Pipe-map, a tool to map out a shell pipeline

Screwtapello · December 14, 2020, 11:46am

The other day I was working on a Kakoune plugin that tried to do something clever with shell pipelines and FIFO buffers, but it just silently hung and I couldn’t figure out why. I suspected I’d somehow set up the pipeline incorrectly, but I didn’t have a way to inspect it and see what I got wrong.

So I threw together a hacky Python script to scrape the Linux /proc directory for processes and their open file descriptors, pick out a process of interest, and map out the pipeline it’s part of. Now I can run a command like:

$ (cat | tr a-z A-Z | sort) 2>/dev/null

…and automatically generate a map of the pipeline like:

I don’t know if this might be useful to anybody else, or even if I’ll ever use it again myself, but I figured I’d toss it into a git repo just in case:

scr · December 14, 2020, 4:58pm

Wow ! that’s super cool !
Could you specify which python version you use exactly, I didn’t work for me with python3.6 ( __future__ error ), neither with 3.7:

Traceback (most recent call last):
  File "./pipe-map.py", line 139, in <module>
    graph = Graph.from_proc_tree(pathlib.Path("/proc"))
  File "./pipe-map.py", line 84, in from_proc_tree
    proc = Process.from_path(each)
  File "./pipe-map.py", line 48, in from_path
    file = File.from_path(each.readlink())
AttributeError: 'PosixPath' object has no attribute 'readlink'

Also, if I understand well one cannot render the graph of a finished pipeline, the pipeline should be “on going”. So is it necessary to use, for example:
( cat | my | pipeline)
instead of:
(cat my_input | my | pipeline ) ?

Screwtapello · December 15, 2020, 1:16am

I happen to be using Python 3.9. I avoided using the datatypes standard library module which I know was added only recently, but I guess there were other dependencies I missed.
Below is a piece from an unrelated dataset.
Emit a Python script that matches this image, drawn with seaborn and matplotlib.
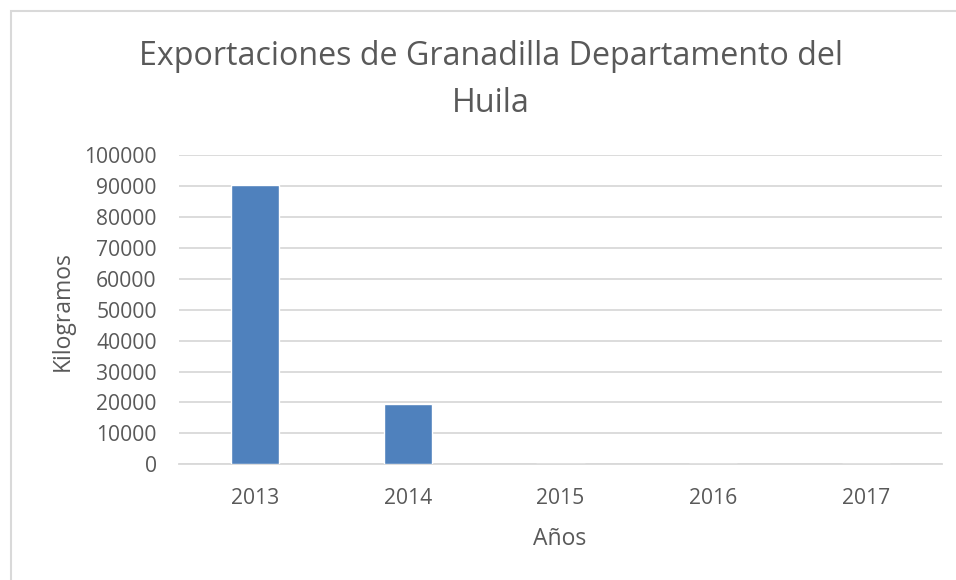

The __future__ import might be a bit of a pain to remove, but if it works on Python 3.7 that’s probably Close Enough.

I am very suprised that .readlink() was only added to pathlib in Python 3.9. If you add import os at the top of the file (with the rest of the imports) you should be able to change that line to:

file = File.from_path(pathlib.Path(os.readlink(each)))

PRs welcome!

You can’t render the graph of a finished pipeline, because when the pipeline finishes all the information about it gets cleaned away. Using cat to “hold it open” definitely works, but hitting <c-z> to pause the pipeline while it’s running, sending SIGSTOP to one of the processes, or just getting lucky with the timing all work too.

scr · December 15, 2020, 2:43am

file = File.from_path(pathlib.Path(os.readlink(each)))

That worked on python3.7 Thanks I could not have found it myself.